We hold that the motion filed in this case was fully consistent with the probation officer's statutorily mandated role as an assistant to the district court and, as such, did not offend the separation of powers.
3. Unlicensed Practice of Law
Finally, we follow the Tenth Circuit in rejecting the argument that, by filing a "motion" recommending a course of action, the probation officer engaged in the unlicensed practice of law. See Davis, 151 F.3d at 1308. The probation officer here was engaged not in the practice of law, but rather in the performance of her statutory duty to monitor the conduct and condition of an individual on supervised release and to report such conduct and condition, including any violations of the conditions of release, to the sentencing court. See 18 U.S.C. § 3603(2), (8)(B). She was acting as an agent of the Judiciary itself, not as a practicing attorney.

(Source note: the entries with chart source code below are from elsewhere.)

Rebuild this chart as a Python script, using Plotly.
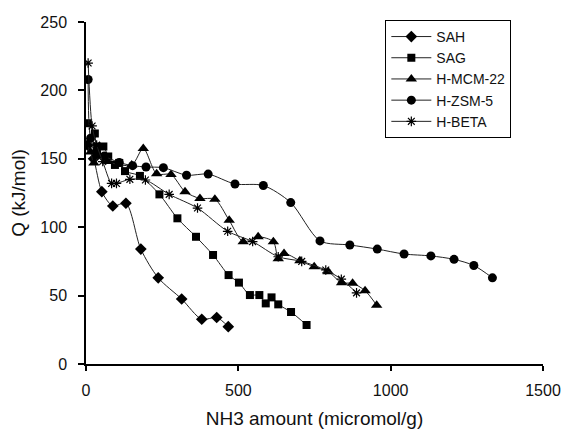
import plotly.graph_objects as go

# ---- data ----
sah_x = [5, 25, 52, 88, 131, 180, 237, 314, 380, 429, 467]
sah_y = [160, 150, 126, 115.5, 117.5, 84, 63, 47.5, 32.7, 34, 27.3]

sag_x = [7, 29, 35, 57, 73, 95, 109, 128, 177, 241, 300, 361, 417, 468, 502, 538, 569, 590, 609, 631, 673, 724]
sag_y = [176, 168.5, 159, 159, 151.7, 145.5, 147, 141, 137.5, 124, 106.5, 93, 79.7, 65, 59.5, 50.4, 50.4, 44.3, 48.7, 43.6, 38, 28.5]

mcm_x = [5, 15, 26, 45, 70, 150, 188, 232, 279, 325, 374, 423, 470, 516, 565, 615, 631, 650, 702, 749, 795, 839, 875, 916, 954]
mcm_y = [160, 155, 147, 152, 148, 145.5, 157.6, 139, 138.5, 126, 121, 120.5, 105, 89.4, 93, 89.4, 77, 80.8, 75.5, 71, 67.5, 59.4, 59, 53.6, 43]

zsm_x = [7, 15, 35, 60, 109, 153, 197, 254, 330, 401, 489, 582, 672, 768, 866, 956, 1044, 1132, 1208, 1273, 1334]
zsm_y = [208, 165, 155, 152, 147.3, 145, 144, 143.5, 138, 138.8, 131.6, 130.5, 118, 90, 87, 84, 80.4, 79, 76.5, 72, 63]

beta_x = [7, 20, 35, 55, 84, 100, 144, 195, 273, 366, 465, 547, 631, 708, 787, 838, 888]
beta_y = [220, 174, 160, 148, 132, 132, 135, 134.5, 124, 114, 97, 89.5, 78.4, 75, 68.7, 62, 52]

x_ticks = [0, 500, 1000, 1500]
y_ticks = [0, 50, 100, 150, 200, 250]

series = [
    ("SAH", sah_x, sah_y, dict(symbol="diamond", size=9, color="black")),
    ("SAG", sag_x, sag_y, dict(symbol="square", size=8, color="black")),
    ("H-MCM-22", mcm_x, mcm_y, dict(symbol="triangle-up", size=10, color="black")),
    ("H-ZSM-5", zsm_x, zsm_y, dict(symbol="circle", size=9, color="black")),
    ("H-BETA", beta_x, beta_y, dict(symbol="asterisk-open", size=8, color="black",
                                      line=dict(color="black", width=1.2))),
]

fig = go.Figure()
for name, xs, ys, mk in series:
    fig.add_trace(go.Scatter(
        x=xs, y=ys, name=name, mode="lines+markers",
        line=dict(color="#222", width=1, shape="spline", smoothing=0.8),
        marker=mk,
    ))

font = "Liberation Sans, Arial, sans-serif"
fig.update_layout(
    width=564, height=435,
    margin=dict(l=86, r=21, t=22, b=71),
    paper_bgcolor="white", plot_bgcolor="white",
    font=dict(family=font, size=16, color="#111"),
    showlegend=True,
    legend=dict(
        x=0.655, y=1.006, xanchor="left", yanchor="top",
        bordercolor="black", borderwidth=1, bgcolor="white",
        font=dict(family=font, size=14, color="#111"),
        tracegroupgap=0, itemwidth=40,
    ),
)
fig.update_xaxes(
    range=[0, 1500], tickvals=x_ticks, ticktext=[str(v) for v in x_ticks],
    showgrid=False, zeroline=False, showline=True, linecolor="black", linewidth=1.5,
    ticks="outside", ticklen=5, tickcolor="black", tickwidth=1.5, ticklabelstandoff=6,
    automargin=False,
    title=dict(text="NH3 amount (micromol/g)", font=dict(size=19), standoff=14),
)
fig.update_yaxes(
    range=[0, 250], tickvals=y_ticks, ticktext=[str(v) for v in y_ticks],
    showgrid=False, zeroline=False, showline=True, linecolor="black", linewidth=1.5,
    ticks="outside", ticklen=6, tickcolor="black", tickwidth=1.5, ticklabelstandoff=8,
    automargin=False,
    title=dict(text="Q (kJ/mol)", font=dict(size=19), standoff=10),
)

fig.write_html("out.html")
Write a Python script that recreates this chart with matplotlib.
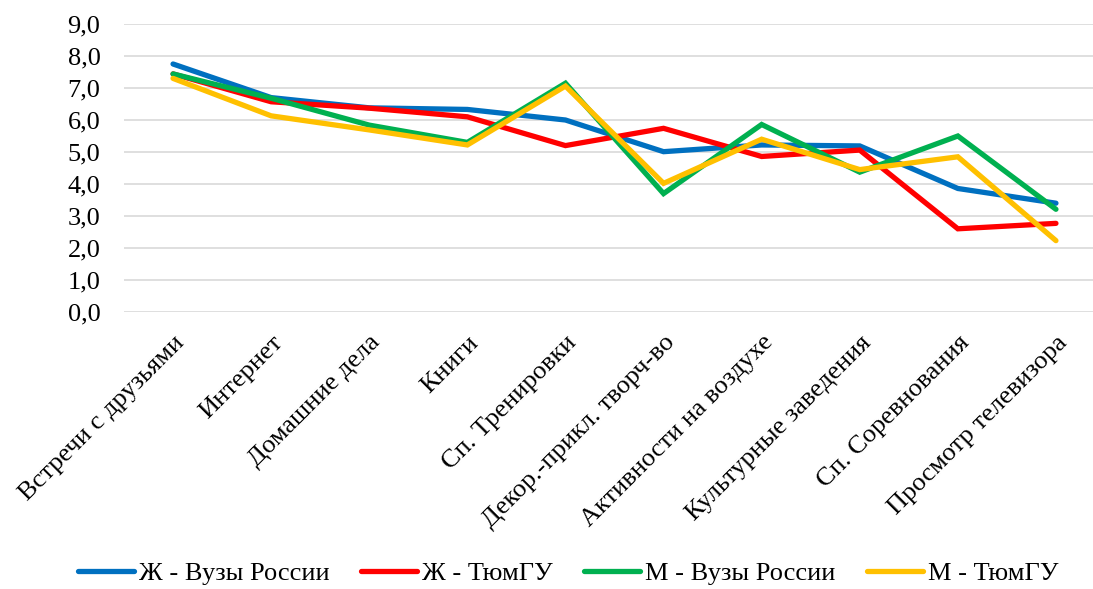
import numpy as np
import matplotlib
matplotlib.use('Agg')
import matplotlib.pyplot as plt
from matplotlib.ticker import FuncFormatter

plt.rcParams['font.family'] = ['Liberation Serif', 'DejaVu Serif']

categories = ['Встречи с друзьями', 'Интернет', 'Домашние дела', 'Книги',
              'Сп. Тренировки', 'Декор.-прикл. творч-во', 'Активности на воздухе',
              'Культурные заведения', 'Сп. Соревнования', 'Просмотр телевизора']

f_russia = [7.75, 6.70, 6.38, 6.33, 6.00, 5.01, 5.22, 5.19, 3.86, 3.40]
f_tyumgu = [7.44, 6.57, 6.37, 6.10, 5.20, 5.74, 4.86, 5.06, 2.60, 2.77]
m_russia = [7.44, 6.68, 5.84, 5.30, 7.15, 3.70, 5.86, 4.37, 5.50, 3.21]
m_tyumgu = [7.30, 6.13, 5.69, 5.22, 7.06, 4.02, 5.40, 4.45, 4.85, 2.23]

series = [('Ж - Вузы России', f_russia, '#0070C0'),
          ('Ж - ТюмГУ', f_tyumgu, '#FF0000'),
          ('М - Вузы России', m_russia, '#00B050'),
          ('М - ТюмГУ', m_tyumgu, '#FFC000')]

fig = plt.figure(figsize=(10.93, 5.89), dpi=100)
ax = fig.add_axes([124/1093, 277/589, 981/1093, 288/589])

x = np.arange(len(categories))
for name, vals, col in series:
    ax.plot(x, vals, '-', color=col, lw=3.8, label=name,
            solid_capstyle='round', solid_joinstyle='miter')

ax.set_xlim(-0.5, len(categories) - 0.5)
ax.set_ylim(0, 9)
ax.set_yticks(np.arange(0, 10, 1))
ax.yaxis.set_major_formatter(FuncFormatter(lambda v, p: ('%.1f' % v).replace('.', ',')))
ax.grid(axis='y', color='#D9D9D9', lw=1.2)
ax.set_axisbelow(True)
for s in ax.spines.values():
    s.set_visible(False)
ax.tick_params(axis='both', length=0, labelsize=19, colors='black')
ax.tick_params(axis='y', pad=17)
ax.set_xticks(x)
ax.set_xticklabels(categories, rotation=45, ha='right', va='top',
                   rotation_mode='anchor', fontsize=19)
ax.tick_params(axis='x', pad=14)

fig.legend(loc='lower center', bbox_to_anchor=(0.52, -0.034), ncol=4,
           fontsize=19, frameon=False, handlelength=2.1, handletextpad=0.2,
           columnspacing=1.2)

plt.savefig('out.png', dpi=100)
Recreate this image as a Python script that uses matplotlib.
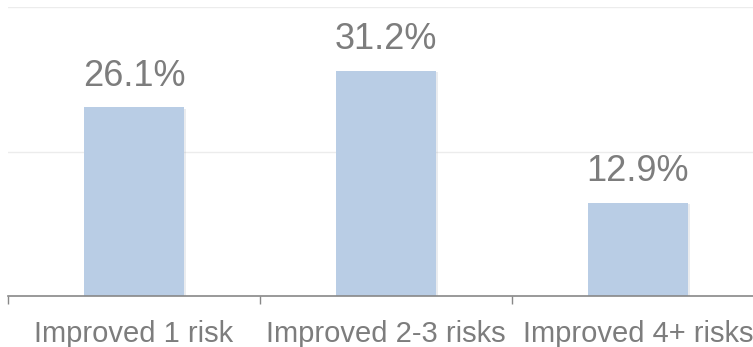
import matplotlib
matplotlib.use("Agg")
import matplotlib.pyplot as plt
import matplotlib.patheffects as pe
import numpy as np

categories = ["Improved 1 risk", "Improved 2-3 risks", "Improved 4+ risks"]
values = [26.1, 31.2, 12.9]
value_labels = ["26.1%", "31.2%", "12.9%"]
y_ticks = [0, 20, 40]

plt.rcParams['font.family'] = ['Liberation Sans', 'DejaVu Sans']

W, H = 753, 347
fig = plt.figure(figsize=(W / 100, H / 100), dpi=100)
left_px, right_px = 8, 753
bottom_px, top_px = 296, 7
ax = fig.add_axes([left_px / W, (H - bottom_px) / H, (right_px - left_px) / W, (bottom_px - top_px) / H])

x = np.arange(len(categories))
bars = ax.bar(x, values, width=0.4, color="#b9cde5", zorder=3)
for b in bars:
    b.set_path_effects([pe.SimplePatchShadow(offset=(1.2, -1.2), shadow_rgbFace="#9aa4b0", alpha=0.2), pe.Normal()])

for xi, v, lab in zip(x, values, value_labels):
    ax.annotate(lab, (xi, v), xytext=(0, 10), textcoords="offset points",
                ha="center", va="bottom", fontsize=26, color="#7d7d7d")

ax.set_yticks(y_ticks)
ax.yaxis.grid(True, color="#ececec", linewidth=1.0, zorder=0)
ax.tick_params(axis="y", left=False, labelleft=False)

ax.set_xticks(x)
ax.set_xticklabels(categories, fontsize=21, color="#7d7d7d")
ax.set_xticks(np.arange(len(categories) + 1) - 0.5, minor=True)
ax.tick_params(axis="x", which="major", length=0, pad=17.5)
ax.tick_params(axis="x", which="minor", length=6, width=1, color="#888888", direction="out")

ax.set_xlim(-0.5, -0.5 + (right_px - left_px) / 252)
ax.set_ylim(0, 40)

for s in ["top", "right", "left"]:
    ax.spines[s].set_visible(False)
ax.spines["bottom"].set_color("#888888")
ax.spines["bottom"].set_linewidth(1.2)
ax.spines["bottom"].set_zorder(4)

fig.savefig("out.png", dpi=100)
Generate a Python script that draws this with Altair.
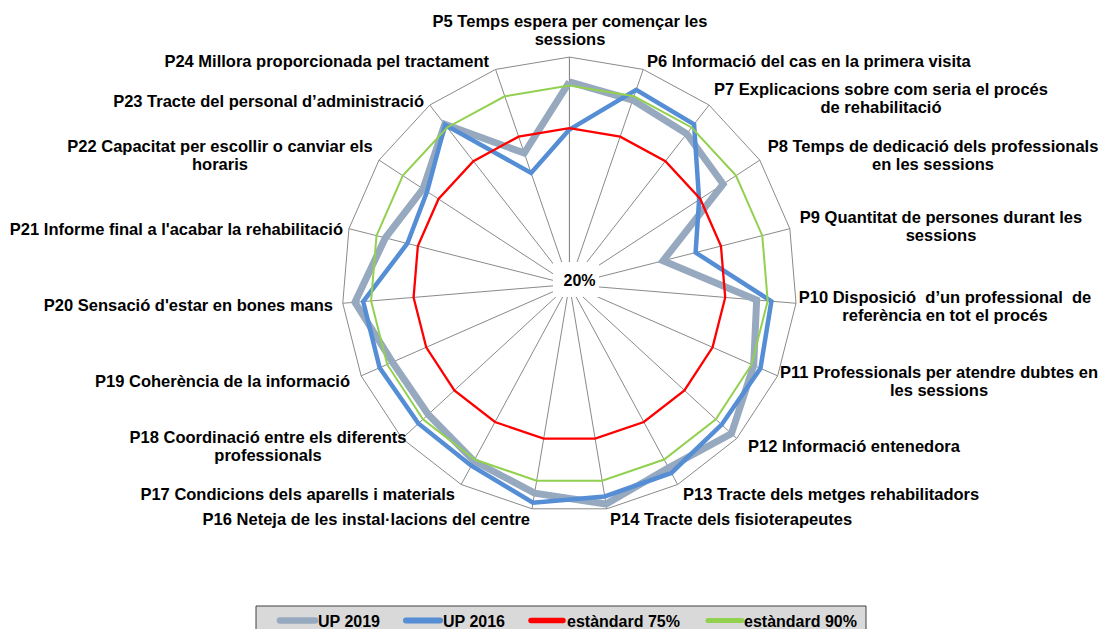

For the reasons set forth above, we conclude (1) that the imposition of both a term of imprisonment and a further term of supervised release following revocation of appellant's supervised release did not violate the Ex Post Facto Clause and was permitted by the applicable statute, 18 U.S.C. § 3583(e); and (2) that the motion filed by the probation officer was lawful and proper. We therefore affirm the judgment and sentence entered by the district court.
1. Of the District of Massachusetts, sitting by designation.